Invoice Statuses Explained (And What to Do at Each Stage)

A plain-English breakdown of the invoice lifecycle, from Draft to Written Off.

Most people picture an invoice as having two states: unpaid and paid. In reality it moves through several stages - and knowing which stage an invoice is in tells you exactly what to do next, or whether to do anything at all. Here's the full lifecycle in plain English.

The Invoice Lifecycle at a Glance

Draft - Sent - Viewed - (Partially Paid) - Paid.

Overdue is a branch that can happen any time after an invoice is sent, once its due date passes without full payment. Cancelled and Written Off are end states for invoices that won't be collected.

Draft

What it means: The invoice has been created but not sent. Nothing has happened on the client's side yet.

What to do: Nothing urgent, but don't let drafts pile up. A draft does nothing for your cash flow until it's sent.

Sent

What it means: The invoice has gone out to the client. The ball is in their court.

What to do: Note the due date and move on. This is a waiting state, not a warning sign.

Viewed

What it means: The client has opened the invoice for the first time. Useful to know - a later "did you get my invoice?" no longer needs to ask whether they saw it.

What to do: Still nothing urgent before the due date. If a client views an invoice and then goes quiet as the due date nears, that's a good moment for a gentle heads-up.

Overdue

What it means: The due date has passed and the invoice isn't fully paid.

What to do: This is where tracking earns its keep. A short, polite reminder is the right first move - not an accusatory one. Most overdue invoices are a busy accounts-payable person, not bad faith. Escalate tone only if reminders go unanswered. For exact wording, see our invoice reminder email templates.

Partially Paid

What it means: Some, but not all, of the invoice amount has been received.
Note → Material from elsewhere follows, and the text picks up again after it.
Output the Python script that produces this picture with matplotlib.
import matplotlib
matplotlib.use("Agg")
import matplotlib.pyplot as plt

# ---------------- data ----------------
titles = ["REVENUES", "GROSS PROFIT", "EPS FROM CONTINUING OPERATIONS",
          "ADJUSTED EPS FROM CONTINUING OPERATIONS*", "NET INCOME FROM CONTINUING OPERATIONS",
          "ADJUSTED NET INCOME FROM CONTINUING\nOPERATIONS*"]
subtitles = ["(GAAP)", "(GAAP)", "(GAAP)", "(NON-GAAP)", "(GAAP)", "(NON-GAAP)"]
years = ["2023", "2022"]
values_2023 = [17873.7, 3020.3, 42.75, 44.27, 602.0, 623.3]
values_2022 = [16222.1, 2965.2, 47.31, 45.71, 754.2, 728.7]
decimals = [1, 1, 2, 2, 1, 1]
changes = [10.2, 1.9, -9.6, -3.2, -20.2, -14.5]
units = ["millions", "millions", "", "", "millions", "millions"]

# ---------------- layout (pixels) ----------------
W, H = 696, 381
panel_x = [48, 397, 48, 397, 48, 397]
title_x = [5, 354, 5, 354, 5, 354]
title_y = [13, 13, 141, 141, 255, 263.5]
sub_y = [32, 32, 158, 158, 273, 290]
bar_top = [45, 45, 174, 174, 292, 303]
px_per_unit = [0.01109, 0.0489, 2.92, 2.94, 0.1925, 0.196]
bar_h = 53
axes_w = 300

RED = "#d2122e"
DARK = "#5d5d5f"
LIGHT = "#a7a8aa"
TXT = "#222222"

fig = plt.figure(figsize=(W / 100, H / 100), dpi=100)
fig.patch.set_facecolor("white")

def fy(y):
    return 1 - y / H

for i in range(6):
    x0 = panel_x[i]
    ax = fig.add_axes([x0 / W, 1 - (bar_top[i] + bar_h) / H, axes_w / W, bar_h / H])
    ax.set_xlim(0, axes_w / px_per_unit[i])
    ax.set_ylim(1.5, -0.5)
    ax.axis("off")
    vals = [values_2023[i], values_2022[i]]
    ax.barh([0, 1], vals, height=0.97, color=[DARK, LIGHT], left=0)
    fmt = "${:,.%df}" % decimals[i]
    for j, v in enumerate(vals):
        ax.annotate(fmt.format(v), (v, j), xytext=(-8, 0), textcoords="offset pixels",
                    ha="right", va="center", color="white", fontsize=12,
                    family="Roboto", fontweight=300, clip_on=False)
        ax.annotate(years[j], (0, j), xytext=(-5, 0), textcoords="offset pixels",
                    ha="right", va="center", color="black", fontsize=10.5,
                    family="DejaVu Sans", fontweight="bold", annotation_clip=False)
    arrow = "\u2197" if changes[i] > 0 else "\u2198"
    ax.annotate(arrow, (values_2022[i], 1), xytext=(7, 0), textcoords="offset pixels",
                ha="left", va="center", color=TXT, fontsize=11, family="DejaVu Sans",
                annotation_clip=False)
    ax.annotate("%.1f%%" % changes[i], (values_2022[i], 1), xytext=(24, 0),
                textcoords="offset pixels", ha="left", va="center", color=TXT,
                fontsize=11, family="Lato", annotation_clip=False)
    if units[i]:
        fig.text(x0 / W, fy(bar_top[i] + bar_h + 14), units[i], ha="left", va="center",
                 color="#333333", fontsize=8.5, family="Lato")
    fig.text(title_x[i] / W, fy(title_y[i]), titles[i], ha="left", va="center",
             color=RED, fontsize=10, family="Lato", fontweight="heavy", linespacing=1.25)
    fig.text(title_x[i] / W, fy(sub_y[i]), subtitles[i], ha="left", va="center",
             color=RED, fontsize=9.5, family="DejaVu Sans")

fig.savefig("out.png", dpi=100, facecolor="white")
What to do: Track the remaining balance clearly, and follow up specifically on what's still owed. "The remaining $X is outstanding" works better than a vague "please pay." Note that a partially paid invoice can also be overdue if the balance is still unpaid after the due date.

Paid

What it means: The full amount has been received. The invoice is closed.

What to do: Nothing, but a quick confirmation to the client is good practice, especially on larger invoices. It closes the loop cleanly.

Cancelled and Written Off

What it means: Cancelled is an invoice voided before it's collected. Written Off is one you've formally accepted won't be paid, usually after a long delay.
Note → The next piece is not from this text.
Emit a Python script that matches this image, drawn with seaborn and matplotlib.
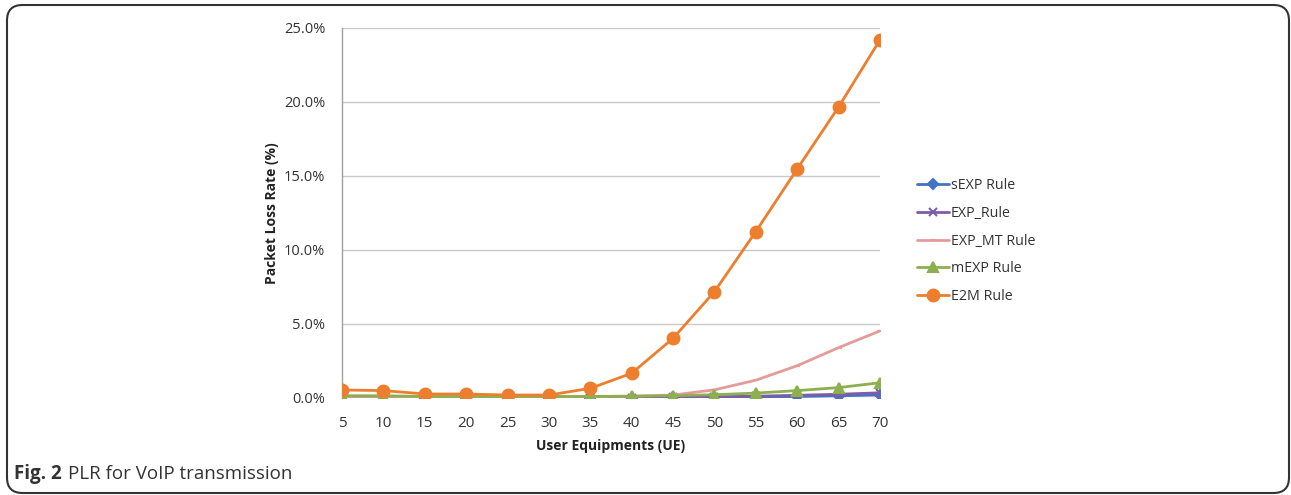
import matplotlib
matplotlib.use("Agg")
import matplotlib.pyplot as plt
from matplotlib.patches import FancyBboxPatch
import seaborn as sns
import pandas as pd

# User equipment counts (x categories)
ue = [5, 10, 15, 20, 25, 30, 35, 40, 45, 50, 55, 60, 65, 70]

# Packet loss rate per scheduling rule, in percent
sexp = [0.05, 0.05, 0.03, 0.03, 0.03, 0.03, 0.03, 0.03, 0.05, 0.05, 0.08, 0.10, 0.15, 0.20]
exp_rule = [0.05, 0.05, 0.03, 0.03, 0.03, 0.03, 0.03, 0.03, 0.05, 0.08, 0.12, 0.18, 0.25, 0.35]
exp_mt = [0.10, 0.10, 0.08, 0.08, 0.08, 0.08, 0.10, 0.12, 0.20, 0.55, 1.20, 2.18, 3.40, 4.53]
mexp = [0.15, 0.15, 0.10, 0.10, 0.10, 0.10, 0.10, 0.12, 0.15, 0.22, 0.33, 0.50, 0.70, 1.03]
e2m = [0.54, 0.50, 0.27, 0.27, 0.20, 0.20, 0.65, 1.67, 4.03, 7.18, 11.24, 15.47, 19.66, 24.19]

series_names = ["sEXP Rule", "EXP_Rule", "EXP_MT Rule", "mEXP Rule", "E2M Rule"]
series_values = [sexp, exp_rule, exp_mt, mexp, e2m]
y_ticks = [0, 5, 10, 15, 20, 25]

styles = {
    "sEXP Rule":   dict(color="#4472C4", marker="D", ms=5),
    "EXP_Rule":    dict(color="#7B5EA7", marker="x", ms=6),
    "EXP_MT Rule": dict(color="#E39C9A", marker="_", ms=5),
    "mEXP Rule":   dict(color="#8DB04E", marker="^", ms=7),
    "E2M Rule":    dict(color="#EC7E2E", marker="o", ms=8.5),
}

rows = []
for name, vals in zip(series_names, series_values):
    for x, v in zip(ue, vals):
        rows.append({"UE": x, "PLR": v, "Rule": name})
df = pd.DataFrame(rows)

sns.set_theme(style="white")
plt.rcParams["font.family"] = ["Open Sans", "DejaVu Sans"]

fig = plt.figure(figsize=(12.91, 4.95), dpi=100)
ax = fig.add_axes([0.2649, 0.196, 0.4167, 0.7475])

for name in series_names:
    st = styles[name]
    sns.lineplot(
        data=df[df["Rule"] == name], x="UE", y="PLR", ax=ax,
        color=st["color"], marker=st["marker"], markersize=st["ms"],
        markeredgecolor=st["color"], markeredgewidth=1.5,
        linewidth=2.0, label=name, zorder=3,
    )

ax.set_xlim(5, 70)
ax.set_ylim(0, 25)
ax.set_xticks(ue)
ax.set_xticklabels([str(v) for v in ue], fontsize=11, color="#333333")
ax.set_yticks(y_ticks)
ax.set_yticklabels([f"{v:.1f}%" for v in y_ticks], fontsize=10.5, color="#333333")
ax.tick_params(axis="x", length=0, pad=13)
ax.tick_params(axis="y", length=0, pad=12)
ax.yaxis.grid(True, color="#C8C8C8", linewidth=1.0)
ax.xaxis.grid(False)
for side in ["top", "right", "bottom"]:
    ax.spines[side].set_visible(False)
ax.spines["left"].set_color("#A0A0A0")
ax.spines["left"].set_linewidth(1.0)

ax.set_xlabel("User Equipments (UE)", fontsize=10, fontweight="bold", color="#222222", labelpad=6)
ax.set_ylabel("Packet Loss Rate (%)", fontsize=10, fontweight="bold", color="#222222")
ax.yaxis.set_label_coords(-0.117, 0.5)

leg = ax.legend(
    loc="center left", bbox_to_anchor=(1.045, 0.424), frameon=False,
    fontsize=10.3, handlelength=2.2, handletextpad=0.15, labelspacing=0.88,
    labelcolor="#333333",
)

# Rounded border around the whole figure
border = FancyBboxPatch(
    (7 / 1291, 1 - 493 / 495), (1282 / 1291), (488 / 495),
    boxstyle="round,pad=0,rounding_size=0.012",
    transform=fig.transFigure, fill=False, edgecolor="#333333", linewidth=1.5,
    mutation_aspect=1291 / 495,
)
fig.patches.append(border)

cap_y = 1 - 474 / 495
t1 = fig.text(14 / 1291, cap_y, "Fig. 2", fontsize=13.5, fontweight="bold",
              color="#333333", va="center", ha="left")
fig.canvas.draw()
bb = t1.get_window_extent(renderer=fig.canvas.get_renderer())
fig.text(bb.x1 / fig.bbox.width + 6 / 1291, cap_y, "PLR for VoIP transmission",
         fontsize=13.5, color="#333333", va="center", ha="left")

fig.savefig("out.png", dpi=100)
What to do: Keep the record either way. Don't delete it. A written-off invoice is still useful data: it tells you which clients or payment terms tend to cause problems, so you can adjust next time.

Why Tracking Status Beats Just "Paid vs. Unpaid"

The real value isn't knowing where one invoice stands - it's seeing the shape of all your invoices at once. If your Overdue bucket grows month over month, that's an early cash-flow warning, well before it becomes a real problem. If invoices sit in "Sent" a long time before ever reaching "Viewed," maybe they're landing in the wrong inbox.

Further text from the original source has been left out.